Seriously, I’m not paranoid (much)
Growing up in a nearby Queens neighborhood, it turns out that I was parking on the Motor Parkway every day. It ran right past my front door into a gated field to the left and ran straight out into that same Alley Pond Park mentioned above. Out the front door and to the right for a few blocks, I had been playing outfield on the local ball field as a “yoot”. At least I didn’t get run over because it too existed on the path of the former Motor Parkway. Continue on that path and it wends its way on roads commonly traveled by myself, roads that traced the path that formed the Parkway as well.
Later on, I moved to another part of Long Island, East Meadow. Driving past the local Eisenhower Park, I noticed historical signs marking the path of the Motor Parkway (right). Photos on Mr. Kroplick’s site showed roads and bridges in East Meadow as part of the Motor Parkway. These roads were just minutes from my place.
It gets a little weirder.
I had taken up biking, and to avoid riding on roads packed with cars, I decided to ride on bike paths only. The one I loved to ride on ran alongside and parallel to the Bethpage Motor Parkway. And yes, that road was part of the old Motor Parkway too.
About Mr. Kroplick and the “Black Beast”
After seeing him on Americarna, I drove down to where his shop is. It’s a quaint building that contains garages housing his car collection. One of the cars in the collection is called the “ALCO Black Beast”. It’s one of the oldest surviving Indy 500 cars in existence along with the Marmon Wasp. Mr. Kroplick regularly exercises the car at events, including the annual Garden City Easter Parade and a hillclimb for vintage cars that occurs in Port Washington, NY. He also was invited to run the car at Indianapolis for the Indy 500 Centennial.

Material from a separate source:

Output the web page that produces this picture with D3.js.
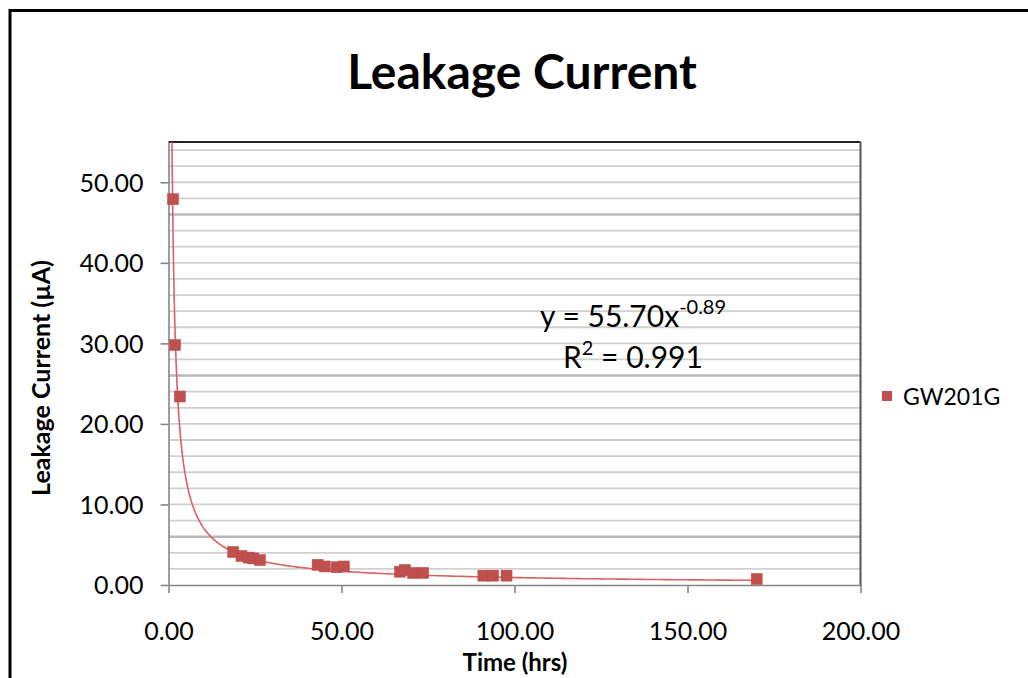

He didn’t drive, choosing to let someone more skilled take the wheel around the famous track. That someone was Emerson Fittipaldi (right).
ALCO stands for American Locomotive Company. The Black Beast was built there in the early 20th century. Many varied companies built early motorcars and ALCO had moved their locomotive assembly to Syracuse NY from Providence, Rhode Island. That left space for a car factory in Providence. The car company ceased operations in 1913 but the signage still stands. A large painted assembly plant sign is fully visible from Atwells Avenue, the heart of Rhode Island’s Italian district. An illuminated sign (left) also resides above the building and is visible from Interstate 95, right across the highway from the Providence Place mall.
Guess where I live now. That’s right, Rhode Island. I’m about 20 minutes from Providence.
And my daughter works in the ALCO building.

Conclusion
So I guess I’m not paranoid, just a little weirded out by the coincidences.
To find out more about Long Island’s Motor Parkway and the Vanderbilt Cup races, go to Mr. Kroplick’s comprehensive website. Or pick up one of Mr. Kroplick’s books on the subject. The Long Island Motor Parkway and Vanderbilt Cup Races of Long Island are two fascinating books and quick reads. Even though you’re probably not as spooked as I am, you’ll find them interesting anyhow.